Precedida de la incansable polémica por haber cambiado de raza a su protagonista y trastear con la iconografía de la joya de dibujos animados, convirtiendo al cangrejo Sebastián y al pez Flounder en híbridos hiperrealistas, el remake en imagen real de La Sirenita de Walt Disney evita el descalabro apoyada, eso sí, en el puro carisma que desprendía el original de 1989. Las canciones de Alan Menken están todas, la dirección del envarado Rob Marshall es resultona y hay un aceptable trabajo de Halle Bailey, la sirenita negra a quien le ha tocado lidiar con la parte más fea del enjuague.
La Sirenita, versión en imagen real-digital de 2023, solo es si acaso un poco peor que algunas de las más solventes readaptaciones de clásicos Disney como Cenicienta, El Rey León o El Libro de la Selva. Rob Marshall, efectivamente, no es James Cameron ni esto es Avatar, y las escenas submarinas del cuento de hadas y sirenas no evitan ese neo-kitsch digital al no estar particularmente integradas en la retina del espectador no nato en la era digital. El humor y el romance, sin resultar elementos patéticos, carecen de fuerza real, aunque la amalgama de elementos del filme nunca llega a molestar.
La Sirenita se debe por tanto a su condición de reinterpretación para las nuevas generaciones, que quizá también desean o necesitan su película. Y es justo reconocer que el filme está lejos de la aberración y que nadie se lo ha tomado a la ligera: el soso Rob Marshall preña la película de ideas visuales de película de dibujos animados (de hecho, todas provenientes de la película inspiradora) pero también fabrica algunas otras secuencias muy sólidas, como la del naufragio, en la que no escatima estampas de un pictoricismo fascinante. Con esto decimos que existe una preocupación por hacer las cosas bien aun a costa de la originalidad, cuya comparecencia tampoco era esperada ni deseada.
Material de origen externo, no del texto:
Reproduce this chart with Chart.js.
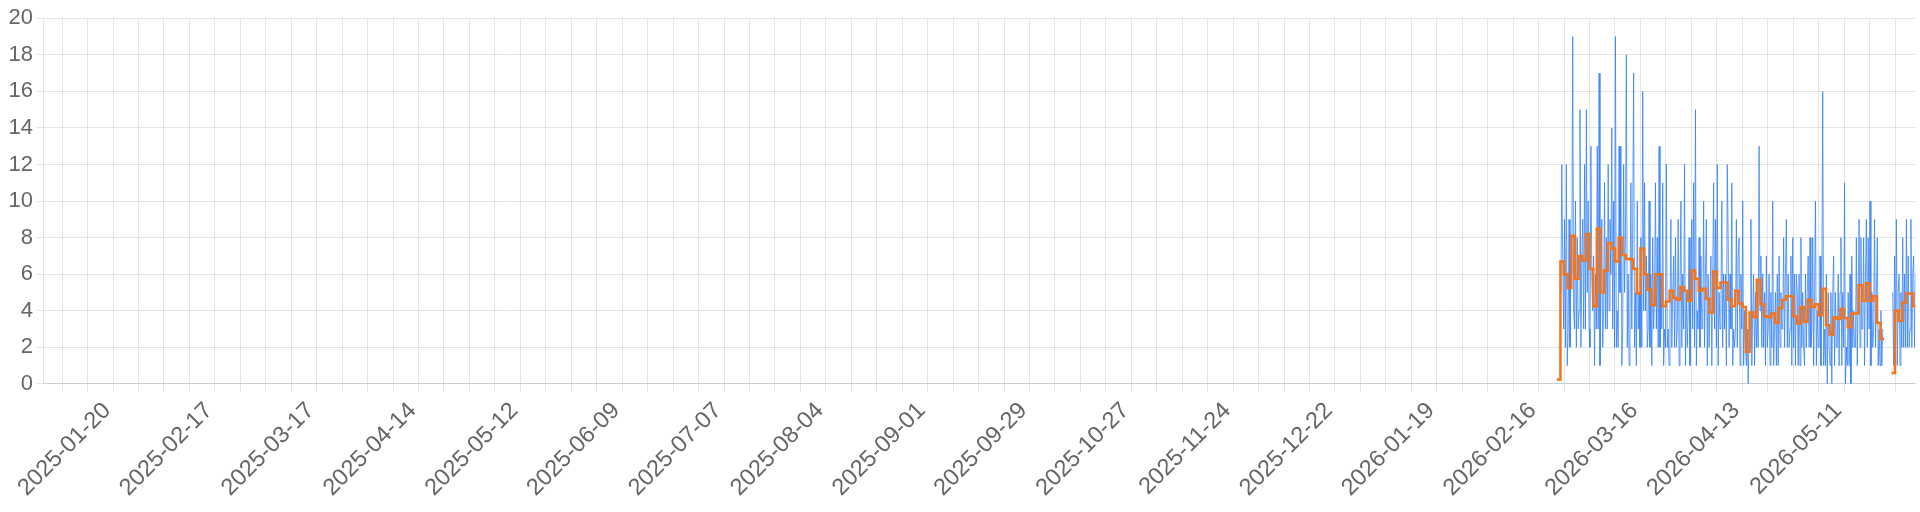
<!DOCTYPE html>
<html>
<head>
<meta charset="utf-8">
<script src="https://cdn.jsdelivr.net/npm/chart.js@4.4.1/dist/chart.umd.min.js"></script>
<style>
  html, body { margin: 0; padding: 0; background: #ffffff; }
  #wrap { width: 1920px; height: 512px; position: relative; }
</style>
</head>
<body>
<div id="wrap"><canvas id="chart"></canvas></div>
<script>
// ---- axis range and ticks ----
const axisStartDate = '2025-01-01';
const axisEndDay = 514.6;              // days after axisStartDate (2026-05-30, afternoon)
const firstWeekTick = '2025-01-06';    // weekly grid lines (Mondays)
const firstLabelTick = '2025-01-20';   // a label every 4 weeks from here
const labelEveryWeeks = 4;
const yMin = 0;
const yMax = 20;
const yStep = 2;

// ---- daily mean (orange, stepped), one value per day from dailyStart ----
const dailyStart = '2026-02-21';
const dailyMean = [
  0.24, 6.7, 6.0, 5.25, 8.1, 5.75, 7.0,
  6.75, 8.2, 6.3, 4.25, 8.5, 5.0, 6.2,
  7.7, 7.4, 6.7, 8.0, 7.05, 6.85, 6.8,
  6.3, 4.95, 7.4, 6.0, 5.15, 4.3, 6.0,
  6.0, 4.25, 4.5, 5.1, 4.7, 4.6, 5.3,
  5.1, 4.55, 6.2, 5.75, 5.1, 5.2, 4.65,
  3.9, 6.15, 5.25, 5.55, 5.55, 4.6, 4.25,
  5.1, 4.4, 4.2, 1.75, 3.9, 3.65, 5.7,
  4.35, 3.7, 3.65, 3.85, 3.35, 4.15, 4.6,
  4.8, 4.8, 3.7, 3.3, 4.2, 3.4, 4.6,
  4.2, 4.35, 3.75, 5.2, 3.2, 2.7, 3.65,
  3.55, 4.1, 3.6, 3.1, 3.85, 3.85, 5.4,
  4.55, 5.5, 4.55, 4.8, 3.35, 2.45, null,
  null, 0.6, 4.0, 3.45, 4.45, 4.95, 4.95,
  4.25
];

// ---- samples (blue), samplesPerDay values per day from sampleStart ----
const sampleStart = '2026-02-22';
const samplesPerDay = 4;
const sampleValues = [
  5,12,7,3,  9,2,12,1,  3,9,2,7,  6,19,4,3,  10,2,8,3,  4,15,2,7,  9,3,12,3,
  15,5,10,3, 2,13,6,4,  7,1,6,3,  13,3,17,1, 5,9,2,4,   11,3,8,3,  12,4,9,6,
  14,3,10,2, 19,2,4,2,  13,5,13,1, 3,12,5,8, 18,2,6,1,  4,11,3,9,  17,2,5,1,
  10,3,5,2,  8,2,16,4,  11,4,7,2, 3,10,2,6,  1,8,3,5,   11,3,8,2,  13,2,6,3,
  11,1,3,2,  12,2,3,1,  4,9,2,5,  7,2,8,2,   3,9,1,5,   10,2,6,3,  12,1,5,2,
  4,8,1,5,   9,3,11,2,  15,1,4,3, 8,2,7,3,   3,10,2,6,  9,1,6,2,   2,7,1,6,
  11,3,9,2,  12,1,5,3,  4,10,2,6, 3,6,1,12,  8,2,6,3,   11,1,3,2,  3,9,2,7,
  8,1,6,3,   10,1,4,2,  1,3,0,3,  2,9,1,4,   6,1,5,2,   4,2,13,4,  7,2,6,2,
  5,1,7,2,   3,6,1,5,   2,10,1,3, 5,1,6,1,   7,2,5,3,   3,8,2,6,   9,2,6,2,
  3,7,1,8,   2,6,1,6,   5,1,6,1,  8,2,5,2,   1,6,2,5,   7,2,8,2,   3,8,1,5,
  10,1,4,2,  2,7,1,5,   16,1,3,1, 6,0,5,2,   1,5,0,5,   7,1,5,2,   2,6,1,5,
  8,1,5,2,   11,0,2,1,  5,1,6,0,  7,2,4,2,   2,8,1,5,   9,2,8,3,   3,8,1,6,
  9,2,8,3,   10,1,5,2,  3,9,2,5,  8,1,3,1,   4,1,3,null, null,null,null,null, null,null,null,null,
  null,5,1,7, 2,9,1,5,  6,1,5,2,  8,2,6,2,   9,2,7,2,   3,9,2,6,   7,2,6,2
];

// ---- helpers ----
const DAY_MS = 86400000;
const baseMs = Date.parse(axisStartDate + 'T00:00:00Z');
function dayIndex(s) { return Math.round((Date.parse(s + 'T00:00:00Z') - baseMs) / DAY_MS); }
function dayLabel(d) { return new Date(baseMs + Math.round(d) * DAY_MS).toISOString().slice(0, 10); }

const weekTicks = [];
for (let d = dayIndex(firstWeekTick); d <= axisEndDay; d += 7) weekTicks.push(d);
const labelStartDay = dayIndex(firstLabelTick);

// orange stepped points: value holds from the day start until the next day
const dStart = dayIndex(dailyStart);
const meanPoints = [];
dailyMean.forEach((v, i) => {
  const d = dStart + i;
  meanPoints.push({ x: d, y: v });
  const next = dailyMean[i + 1];
  if (v !== null && (next === undefined || next === null)) meanPoints.push({ x: d + 1, y: v });
});

// blue points
const sStart = dayIndex(sampleStart);
const samplePoints = sampleValues.map((v, i) => ({ x: sStart + (i + 0.5) / samplesPerDay, y: v }));

const FONT = "'Liberation Sans', Arial, Helvetica, sans-serif";

new Chart(document.getElementById('chart'), {
  type: 'line',
  data: {
    datasets: [
      {
        label: 'Daily mean',
        data: meanPoints,
        stepped: 'before',
        borderColor: '#f97316',
        backgroundColor: '#f97316',
        borderWidth: 2.5,
        pointRadius: 0,
        fill: false,
        spanGaps: false,
        order: 0
      },
      {
        label: 'Count',
        data: samplePoints,
        borderColor: 'rgba(45,125,245,0.75)',
        backgroundColor: 'rgba(45,125,245,0.75)',
        borderWidth: 1,
        pointRadius: 0,
        tension: 0,
        fill: false,
        spanGaps: false,
        order: 1
      }
    ]
  },
  options: {
    responsive: true,
    maintainAspectRatio: false,
    devicePixelRatio: 1,
    animation: false,
    events: [],
    layout: { padding: { left: 5.5, top: 18.3, right: 4.3, bottom: 5.2 } },
    plugins: {
      legend: { display: false },
      tooltip: { enabled: false },
      title: { display: false }
    },
    scales: {
      x: {
        type: 'linear',
        min: 0,
        max: axisEndDay,
        afterBuildTicks: (scale) => { scale.ticks = weekTicks.map(v => ({ value: v })); },
        ticks: {
          autoSkip: false,
          minRotation: 45,
          maxRotation: 45,
          padding: 5,
          labelOffset: -6,
          color: '#666',
          font: { family: FONT, size: 23.5 },
          callback: (value) => {
            const k = value - labelStartDay;
            return (k >= 0 && k % (7 * labelEveryWeeks) === 0) ? dayLabel(value) : '';
          }
        },
        grid: { color: 'rgba(0,0,0,0.1)' }
      },
      y: {
        min: yMin,
        max: yMax,
        ticks: { stepSize: yStep, color: '#666', font: { family: FONT, size: 22 } },
        grid: { color: 'rgba(0,0,0,0.1)' }
      }
    }
  }
});
</script>
</body>
</html>
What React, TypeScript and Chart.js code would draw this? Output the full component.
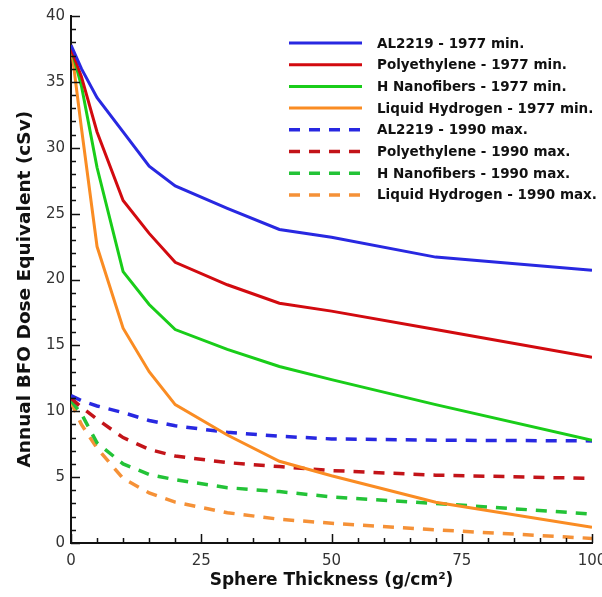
import { useEffect, useRef } from 'react';
import { Chart, registerables } from 'chart.js';

Chart.register(...registerables);

// Sphere thickness (g/cm²)
const thickness = [0, 2, 5, 10, 15, 20, 30, 40, 50, 70, 100];

// Solar minimum 1977 (cSv)
const al2219Min1977 = [37.8, 36.0, 33.8, 31.2, 28.6, 27.1, 25.4, 23.8, 23.2, 21.7, 20.7];
const polyMin1977 = [37.5, 35.4, 31.2, 26.0, 23.5, 21.3, 19.6, 18.2, 17.6, 16.2, 14.1];
const nanoMin1977 = [37.6, 34.7, 28.5, 20.6, 18.1, 16.2, 14.7, 13.4, 12.4, 10.5, 7.8];
const lh2Min1977 = [37.8, 31.5, 22.5, 16.3, 13.0, 10.5, 8.2, 6.2, 5.1, 3.1, 1.2];

// Solar maximum 1990 (cSv)
const al2219Max1990 = [11.2, 10.8, 10.4, 9.9, 9.3, 8.9, 8.4, 8.1, 7.9, 7.8, 7.75];
const polyMax1990 = [11.0, 10.3, 9.4, 8.0, 7.1, 6.6, 6.1, 5.8, 5.5, 5.15, 4.9];
const nanoMax1990 = [10.8, 9.8, 7.6, 6.0, 5.2, 4.8, 4.2, 3.9, 3.5, 3.0, 2.2];
const lh2Max1990 = [10.7, 9.0, 7.2, 4.9, 3.8, 3.1, 2.3, 1.8, 1.5, 1.0, 0.35];

const seriesLabels = [
  'AL2219 - 1977 min.',
  'Polyethylene - 1977 min.',
  'H Nanofibers - 1977 min.',
  'Liquid Hydrogen - 1977 min.',
  'AL2219 - 1990 max.',
  'Polyethylene - 1990 max.',
  'H Nanofibers - 1990 max.',
  'Liquid Hydrogen - 1990 max.',
];

const xMajorTicks = [0, 25, 50, 75, 100];
const yMajorTicks = [0, 5, 10, 15, 20, 25, 30, 35, 40];

const FONT = '"DejaVu Sans", "Liberation Sans", Arial, sans-serif';

const tickPlugin = {
  id: 'inwardTicks',
  afterDraw(chart: any) {
    const { ctx } = chart;
    const xs = chart.scales.x;
    const ys = chart.scales.y;
    ctx.save();
    ctx.strokeStyle = '#111';
    ctx.lineWidth = 1.5;
    ctx.beginPath();
    xs.ticks.forEach((t: any) => {
      const px = Math.round(xs.getPixelForValue(t.value)) + 0.5;
      const len = xMajorTicks.includes(t.value) ? 9 : 5;
      ctx.moveTo(px, ys.bottom);
      ctx.lineTo(px, ys.bottom - len);
    });
    ys.ticks.forEach((t: any) => {
      const py = Math.round(ys.getPixelForValue(t.value)) + 0.5;
      const len = yMajorTicks.includes(t.value) ? 9 : 5;
      ctx.moveTo(xs.left, py);
      ctx.lineTo(xs.left + len, py);
    });
    ctx.stroke();
    ctx.restore();
  },
};

const legendPlugin = {
  id: 'customLegend',
  afterDraw(chart: any) {
    const { ctx } = chart;
    ctx.save();
    const x0 = 289;
    const x1 = 362;
    const tx = 377;
    const y0 = 43;
    const dy = 21.7;
    chart.data.datasets.forEach((ds: any, i: number) => {
      const y = y0 + i * dy;
      ctx.strokeStyle = ds.borderColor;
      ctx.lineWidth = ds.borderWidth;
      ctx.setLineDash(ds.borderDash || []);
      ctx.beginPath();
      ctx.moveTo(x0, y);
      ctx.lineTo(x1, y);
      ctx.stroke();
      ctx.setLineDash([]);
      ctx.fillStyle = '#111';
      ctx.font = `bold 13.5px ${FONT}`;
      ctx.textBaseline = 'middle';
      ctx.textAlign = 'left';
      ctx.fillText(ds.label, tx, y + 1);
    });
    ctx.restore();
  },
};

export default function App() {
  const ref = useRef<HTMLCanvasElement>(null);

  useEffect(() => {
    if (!ref.current) return;
    const pts = (vals: number[]) => thickness.map((x, i) => ({ x, y: vals[i] }));
    const solid = [al2219Min1977, polyMin1977, nanoMin1977, lh2Min1977];
    const dashed = [al2219Max1990, polyMax1990, nanoMax1990, lh2Max1990];
    const solidColors = ['rgb(40,40,225)', 'rgb(210,10,15)', 'rgb(25,205,25)', 'rgb(250,140,35)'];
    const dashedColors = ['rgb(40,40,225)', 'rgb(195,20,25)', 'rgb(35,195,55)', 'rgb(245,145,55)'];
    const datasets: any[] = [];
    solid.forEach((v, i) =>
      datasets.push({
        label: seriesLabels[i],
        data: pts(v),
        borderColor: solidColors[i],
        borderWidth: 3,
        borderDash: [],
      })
    );
    dashed.forEach((v, i) =>
      datasets.push({
        label: seriesLabels[i + 4],
        data: pts(v),
        borderColor: dashedColors[i],
        borderWidth: 3.5,
        borderDash: [11, 9],
      })
    );

    const chart = new Chart(ref.current, {
      type: 'line',
      data: { datasets },
      options: {
        animation: false,
        responsive: false,
        layout: { padding: { top: 16, right: 10, left: 0, bottom: 0 } },
        elements: { point: { radius: 0 }, line: { tension: 0, borderCapStyle: 'butt' } },
        plugins: { legend: { display: false }, tooltip: { enabled: false } },
        scales: {
          x: {
            type: 'linear',
            min: 0,
            max: 100,
            ticks: {
              stepSize: 5,
              autoSkip: false,
              maxRotation: 0,
              padding: 2,
              color: '#333',
              font: { family: FONT, size: 15 },
              callback: (v: any) => (xMajorTicks.includes(v) ? String(v) : ''),
            },
            grid: { display: false, drawTicks: true, tickLength: 7 },
            border: { display: true, color: '#111', width: 2 },
            title: {
              display: true,
              text: 'Sphere Thickness (g/cm²)',
              color: '#111',
              font: { family: FONT, size: 17, weight: 'bold' },
              padding: { top: 0, bottom: 6 },
            },
            afterFit: (s: any) => {
              s.height = 54;
              s.paddingLeft = 0;
              s.paddingRight = 0;
            },
          },
          y: {
            type: 'linear',
            min: 0,
            max: 40,
            ticks: {
              stepSize: 1,
              autoSkip: false,
              padding: 6,
              color: '#333',
              font: { family: FONT, size: 15 },
              callback: (v: any) => (yMajorTicks.includes(v) ? String(v) : ''),
            },
            grid: { display: false, drawTicks: false },
            border: { display: true, color: '#111', width: 2 },
            title: {
              display: true,
              text: 'Annual BFO Dose Equivalent (cSv)   ',
              color: '#111',
              font: { family: FONT, size: 18.5, weight: 'bold' },
              padding: { top: 14, bottom: 0 },
            },
            afterFit: (s: any) => {
              s.width = 71;
              s.paddingTop = 0;
              s.paddingBottom = 0;
            },
          },
        },
      } as any,
      plugins: [tickPlugin, legendPlugin],
    });
    return () => chart.destroy();
  }, []);

  return (
    <div style={{ position: 'fixed', left: 0, top: 0, width: 602, height: 597, background: '#fff' }}>
      <canvas ref={ref} width={602} height={597} style={{ display: 'block' }} />
    </div>
  );
}
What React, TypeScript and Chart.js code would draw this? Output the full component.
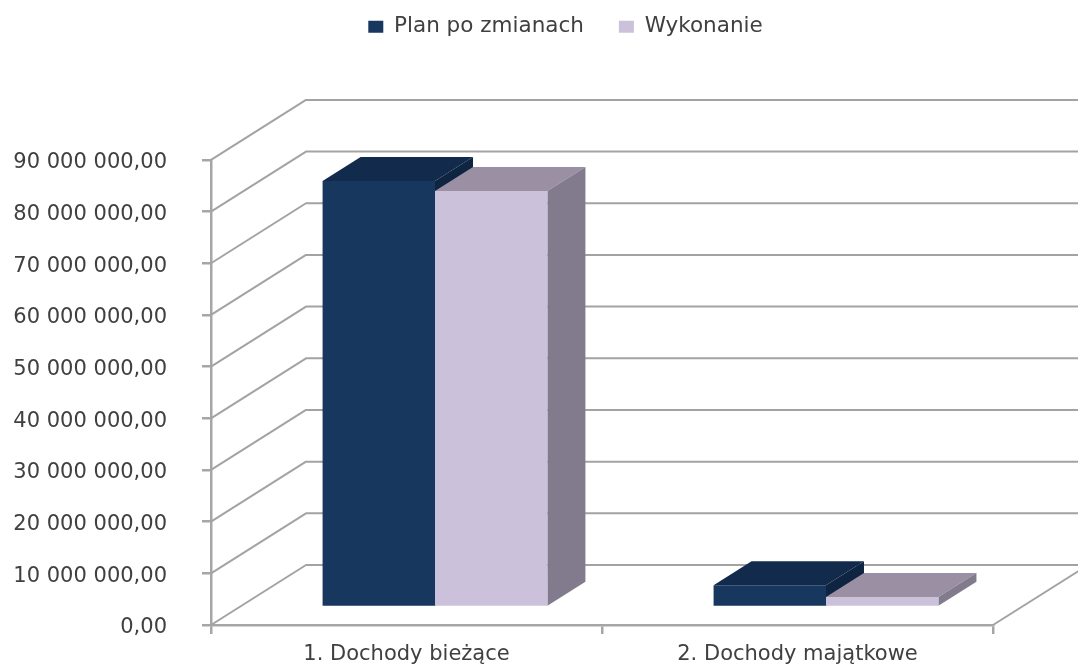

Todos y cada uno de los miembros del equipo creativo, al fin y al cabo, han obrado limitados por la obligada relación de semejanza con la obra animada de John Musker y Ron Clements estrenada en 1989, así como por la presión de un estudio que entiende muy bien la necesidad de perpetuar iconos aun en tiempos “líquidos”. Y La Sirenita animada, el filme que restauró la merecida fama de Disney como hacedora de cuentos animados imperecederos y la aupó de nuevo a un éxito comercial perdido y olvidado durante dos décadas (y que cinco años más tarde culminaría El Rey León tras muchos años aciagos) es precisamente eso: un icono.